Cloud Economics Now Favors AI-Optimized Systems 

For much of the last decade, cloud adoption focused on scalability and operational convenience. Enterprises accepted rising infrastructure costs because the strategic value of digital expansion outweighed inefficiencies.  

That tolerance is fading.  

Boards and investors now demand measurable efficiency gains tied directly to modernization initiatives. CIOs must justify infrastructure spending not only through innovation potential, but through operational savings and workforce productivity improvements.  

This shift explains why cloud economics has become central to enterprise AI strategy discussions.  

AI-assisted optimization systems can identify redundant workflows, workloads, predict usage spikes, recommend infrastructure consolidation, and continuously rebalance compute resources. Those capabilities materially alter long-term operating costs.  
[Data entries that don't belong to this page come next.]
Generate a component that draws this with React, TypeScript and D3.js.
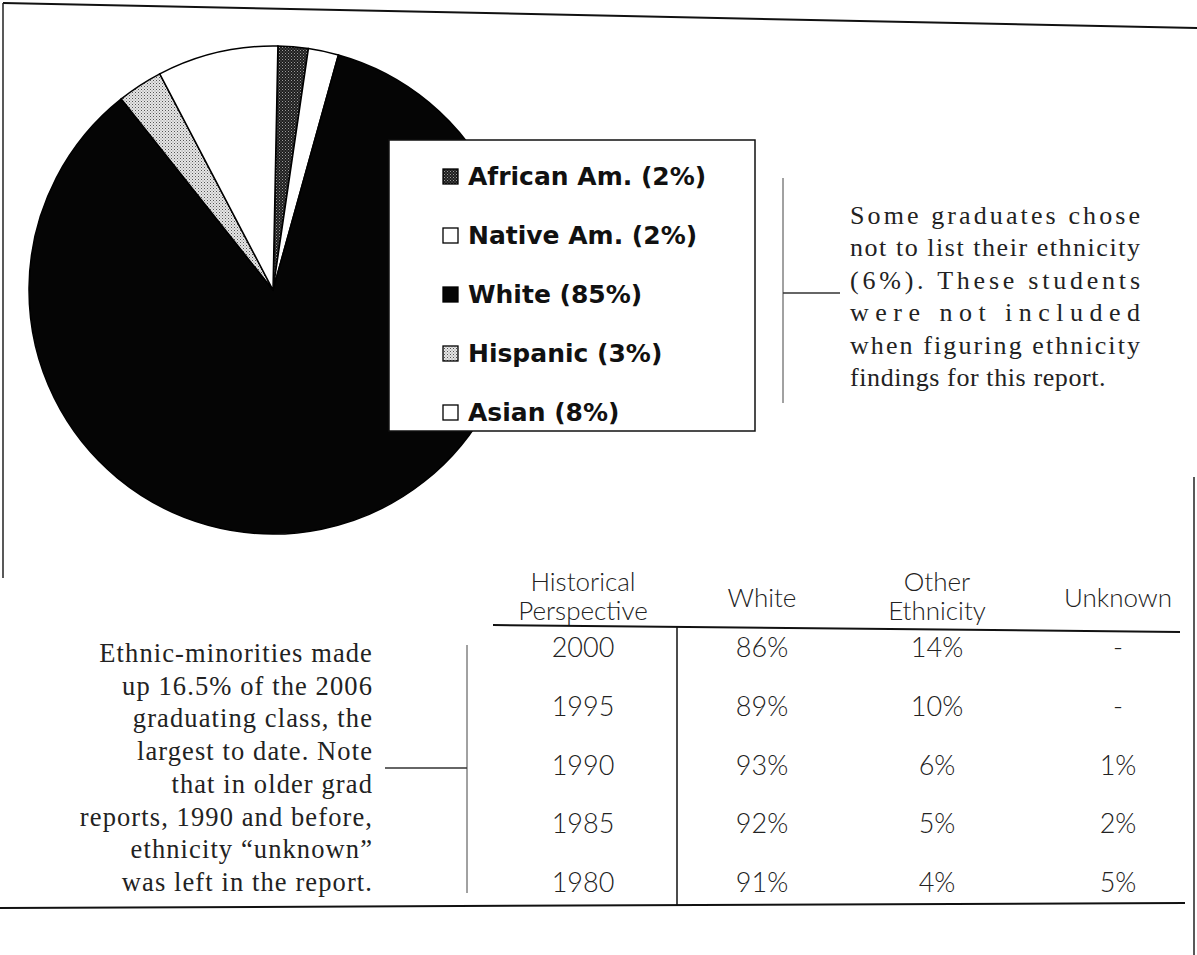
import React from "react";
import * as d3 from "d3";

const ethnicities = ["African Am.", "Native Am.", "White", "Hispanic", "Asian"];
const shares = [2, 2, 85, 3, 8];
const sliceFills = ["url(#darkDots)", "#ffffff", "#050505", "url(#lightDots)", "#ffffff"];

const years = ["2000", "1995", "1990", "1985", "1980"];
const whitePct = ["86%", "89%", "93%", "92%", "91%"];
const otherPct = ["14%", "10%", "6%", "5%", "4%"];
const unknownPct = ["-", "-", "1%", "2%", "5%"];
const tableColumns = ["year", "white", "other", "unknown"];
const tableHeaders = [["Historical", "Perspective"], ["White"], ["Other", "Ethnicity"], ["Unknown"]];

const rightNote = [
  "Some graduates chose",
  "not to list their ethnicity",
  "(6%). These students",
  "were not included",
  "when figuring ethnicity",
  "findings for this report.",
];
const leftNote = [
  "Ethnic-minorities made",
  "up 16.5% of the 2006",
  "graduating class, the",
  "largest to date. Note",
  "that in older grad",
  "reports, 1990 and before,",
  "ethnicity \u201cunknown\u201d",
  "was left in the report.",
];

const W = 1197;
const H = 955;

export default function App() {
  const cx = 273, cy = 290, r = 244;
  const pie = d3.pie<number>().sort(null).startAngle(0.02).endAngle(0.02 + Math.PI * 2);
  const arcs = pie(shares);
  const arcGen = d3.arc<d3.PieArcDatum<number>>().innerRadius(0).outerRadius(r);

  const legendY = d3.scalePoint<string>().domain(ethnicities).range([177, 413]);
  const rowY = d3.scalePoint<string>().domain(years).range([648, 883]);
  const colX = d3.scaleOrdinal<string, number>().domain(tableColumns).range([583, 762, 937, 1118]);
  const rightY = d3.scalePoint<string>().domain(rightNote).range([224, 386]);
  const leftY = d3.scalePoint<string>().domain(leftNote).range([662, 891]);

  const serif = "'Liberation Serif', 'Times New Roman', serif";
  const tableFont = "Lato, 'Open Sans', sans-serif";

  return (
    <svg width={W} height={H} style={{ position: "absolute", left: 0, top: 0, background: "#fff" }}>
      <defs>
        <pattern id="darkDots" width="3" height="3" patternUnits="userSpaceOnUse">
          <rect width="3" height="3" fill="#1e1e1e" />
          <rect x="0" y="0" width="1" height="1" fill="#9a9a9a" />
          <rect x="1.5" y="1.5" width="1" height="1" fill="#777" />
        </pattern>
        <pattern id="lightDots" width="3" height="3" patternUnits="userSpaceOnUse">
          <rect width="3" height="3" fill="#e6e6e6" />
          <rect x="0" y="0" width="1" height="1" fill="#555" />
          <rect x="1.5" y="1.5" width="1" height="1" fill="#888" />
        </pattern>
      </defs>
      <rect width={W} height={H} fill="#fff" />

      {/* frame */}
      <line x1={3} y1={3} x2={1197} y2={28} stroke="#111" strokeWidth={2} />
      <line x1={3} y1={3} x2={3} y2={578} stroke="#222" strokeWidth={1.5} />
      <line x1={1194} y1={477} x2={1194} y2={955} stroke="#222" strokeWidth={1.5} />
      <line x1={0} y1={908} x2={1185} y2={903} stroke="#111" strokeWidth={2} />

      {/* pie */}
      <g transform={`translate(${cx},${cy})`}>
        {arcs.map((a, i) => (
          <path key={ethnicities[i]} d={arcGen(a) || ""} fill={sliceFills[i]} stroke="#000" strokeWidth={1.5} />
        ))}
      </g>

      {/* legend */}
      <rect x={389} y={140} width={366} height={291} fill="#fff" stroke="#111" strokeWidth={1.5} />
      {ethnicities.map((e, i) => {
        const y = legendY(e) as number;
        return (
          <g key={e}>
            <rect x={443} y={y - 8} width={15} height={15} fill={sliceFills[i]} stroke="#000" strokeWidth={1.3} />
            <text x={468} y={y + 8} fontFamily="'DejaVu Sans', sans-serif" fontWeight="bold" fontSize={25} fill="#111">
              {`${e} (${shares[i]}%)`}
            </text>
          </g>
        );
      })}

      {/* right bracket and note */}
      <line x1={783} y1={178} x2={783} y2={403} stroke="#444" strokeWidth={1} />
      <line x1={783} y1={293} x2={840} y2={293} stroke="#333" strokeWidth={1.5} />
      {rightNote.map((t, i) => (
        <text
          key={t}
          x={850}
          y={rightY(t) as number}
          fontFamily={serif}
          fontSize={26}
          fill="#222"
          textLength={i < rightNote.length - 1 ? 290 : undefined}
          lengthAdjust="spacing"
          letterSpacing={i < rightNote.length - 1 ? undefined : 0.6}
        >
          {t}
        </text>
      ))}

      {/* left bracket and note */}
      <line x1={467} y1={645} x2={467} y2={893} stroke="#444" strokeWidth={1} />
      <line x1={385} y1={768} x2={467} y2={768} stroke="#333" strokeWidth={1.5} />
      {leftNote.map((t) => (
        <text key={t} x={373} y={leftY(t) as number} textAnchor="end" fontFamily={serif} fontSize={26.5} letterSpacing={1.1} fill="#222">
          {t}
        </text>
      ))}

      {/* table */}
      {tableHeaders.map((h, i) => {
        const x = colX(tableColumns[i]);
        return h.length === 2 ? (
          <g key={h.join(" ")}>
            <text x={x} y={591} textAnchor="middle" fontFamily={tableFont} fontWeight={300} fontSize={26} fill="#222">{h[0]}</text>
            <text x={x} y={620} textAnchor="middle" fontFamily={tableFont} fontWeight={300} fontSize={26} fill="#222">{h[1]}</text>
          </g>
        ) : (
          <text key={h[0]} x={x} y={607} textAnchor="middle" fontFamily={tableFont} fontWeight={300} fontSize={26} fill="#222">{h[0]}</text>
        );
      })}
      <line x1={493} y1={625} x2={1180} y2={632} stroke="#111" strokeWidth={2} />
      <line x1={677} y1={626} x2={677} y2={906} stroke="#111" strokeWidth={1.5} />
      {years.map((yr, i) => {
        const y = (rowY(yr) as number) + 9;
        const vals = [yr, whitePct[i], otherPct[i], unknownPct[i]];
        return (
          <g key={yr}>
            {vals.map((v, j) => (
              <text key={j} x={colX(tableColumns[j])} y={y} textAnchor="middle" fontFamily={tableFont} fontWeight={300} fontSize={27} fill="#222">
                {v}
              </text>
            ))}
          </g>
        );
      })}
    </svg>
  );
}
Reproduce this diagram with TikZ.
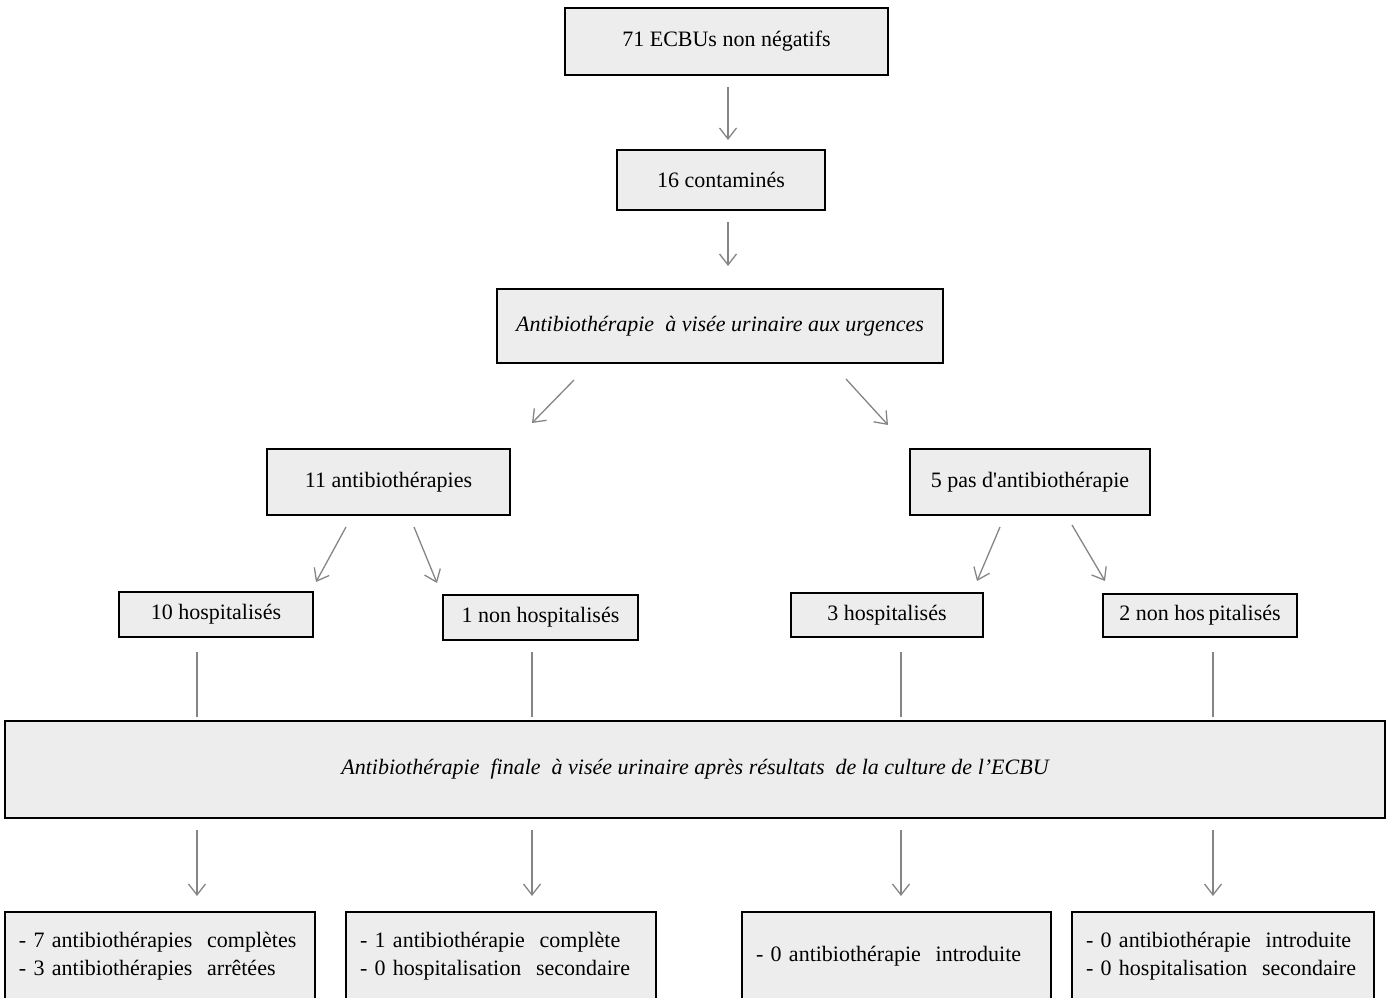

The broader discussion about the impact of AWS’s autonomous application refactoring on IT budgets suggests that executives are increasingly aware that infrastructure modernization is becoming a financial discipline as much as a technical one.  

Companies that modernize intelligently decrease operational drag. Companies that delay modernization risk carrying increasingly expensive technical debt into an AI-driven economy.  

The SaaS Enterprise is Becoming Self-Optimizing 

The future of enterprise software is not merely about speed or bigger cloud setups. It will rely on systems that can keep adapting as business rules and the economy change.  

That shift elevates intelligent infrastructure from an engineering concept into a core business capability.  

Companies using autonomous migration, AI-driven management, and automated infrastructure are creating systems that adapt continuously, not just during scheduled updates. Meanwhile, new rules on digital sovereignty and the growth of AWS’s European Sovereign Cloud are prompting firms to reconsider centralized software designs.  

Successful organizations in the coming decade will see software as a living system that can respond to new business needs, political changes, and ongoing monetary pressures in today’s cloud economics.